Drummer Nate Smith has the kind of jazz credentials you can’t debate. He’s played with singer Betty Carter (alongside Miles Davis and Art Blakey, possibly the best eye for talent in jazz history), bassist Dave Holland, saxophonist Chris Potter, John Patitucci, Ravi Coltrane, Nicholas Payton, Regina Carter, on and on it goes. Smith embodies taste and chops in one package, ideas to spare, and is certainly a drummer who is young enough to be a conduit for the new century’s pop music to get into the art form. Right now, he is touring with the singer Jose James, a jazz singer who also makes top-flight R&B with a hip-hop edge.
Kinfolk: Postcards from Everywhere draws on a wide range of Smith’s influences, background, and interests. It is one of those “jazz” records that probably wouldn’t have been possible until recently — a collection that has plenty of authentic, harmonically complex improvising but also uses soul grooves and vocals to forge a connection back to pop music. As on other recent records by Robert Glasper, Esperanza Spalding, Otis Brown III, and the Revive Music group, the pop/soul elements of Kinfolk are natural and flowing, not commercial calculations that seem grafted onto a jazz record to try to move units.

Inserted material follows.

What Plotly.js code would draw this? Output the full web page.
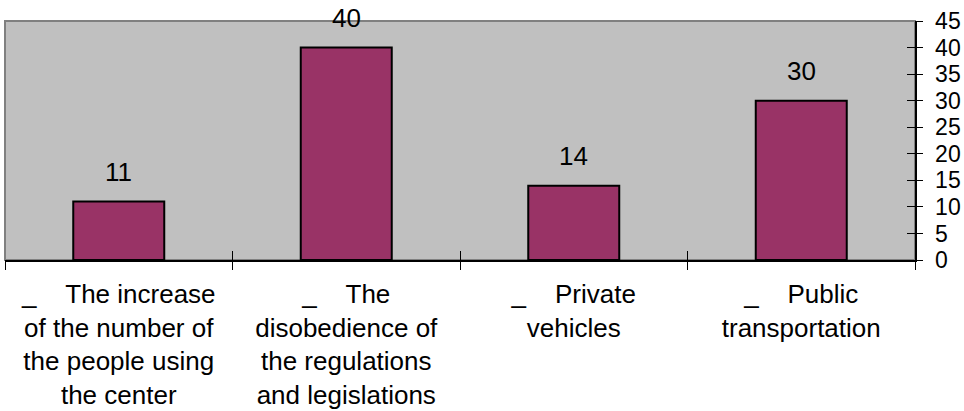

“Spiracles” is not the best thing in this collection, but it’s an excellent example of how Smith produces a seductive groove that works as a platform for engaging music. The hypnotic feel, set up by a syncopated drum beat, rubbery bass (Fima Ephron), and chiming keys (Kris Bowers), hosts a long-form melody shared by Jaleel Shaw’s soprano sax, Adam Rogers on guitar, and a synth programmed to sound like vibes. Shaw and Rogers spin smart leads. Nice.
“Bounce” has a clipped, shopping guitar figure from Jeremy Most that owes a debt to the Steve Coleman M-Base sound from the ‘90s, and the combination of Shaw’s alto sax and Chris Potter guesting here on tenor — a pair of horns that snakes around each other in “Part I” — is all strut and funk. “Part II” smoothes out the feel and lets Potter extend his creativity alone.
Smith gets his other famous employer in the action for “Skip Step”, which is a polyrhythmic workout that also uses the unique guitar of Lionel Loueke and the cool wordless vocals of Michael Mayo. This is a world music workout that puts your hips in motion; it’s not smooth jazz. Holland is more clearly in evidence on “Spinning Down”, which starts with his acoustic bass playing a funky phrase in 10/8 time. A bridge in 6/8 follows, which might make this seem like a complex-sounding music school exercise, but the opposite is true: the melody is beautiful and hummable (stated in unison by soprano sax and guitar), and Bowers gets a chance to shine on a rambling piano solo. Shaw and Loueke also blow, followed by a fabulous duet for Holland and Smith that may be the highlight of the program, all barely contained passion and fire.
That peak is followed by another, and maybe even better tune — the now-obligatory guest appearance by breathy, breathtaking singer Gretchen Parlato. In less than four minutes, “Pages” enchants, gets lit on fire, brings you to the height of what a great band, improvising, can do for your blood, then brings it back down again. Play it on repeat right away, because that’s what’s coming anyway.
There are two other vocal tracks featuring Amma Whatt, a distinctive soul singer from Brooklyn who absolutely seduces your ear on “The Disenchantment: The Weight”, bathed is a cool string arrangement and topped off with an adventurous Shaw solo, and on “Morning and Allison”, where she proves that hers is a voice you will remember. Whatt (a recent contestant on American Idol, it seems) also co-wrote these tunes. Her voice has just a touch of Macy Gray quirk, but it is a low soprano that also seems like it comes from Ella Fitzgerald by way of Lalah Hathaway.
Nate Smith probably doesn’t have the name recognition to put him beside Robert Glasper in the contest to see who best fuses jazz and 21st century soul music. Maybe that’s not his goal. But with Kinfolk he has created something personal and compelling, soulful enough for a late night in your living room but substantive enough to feel like a real jazz recording. Categories, as usual, be damned: this is wonderful music.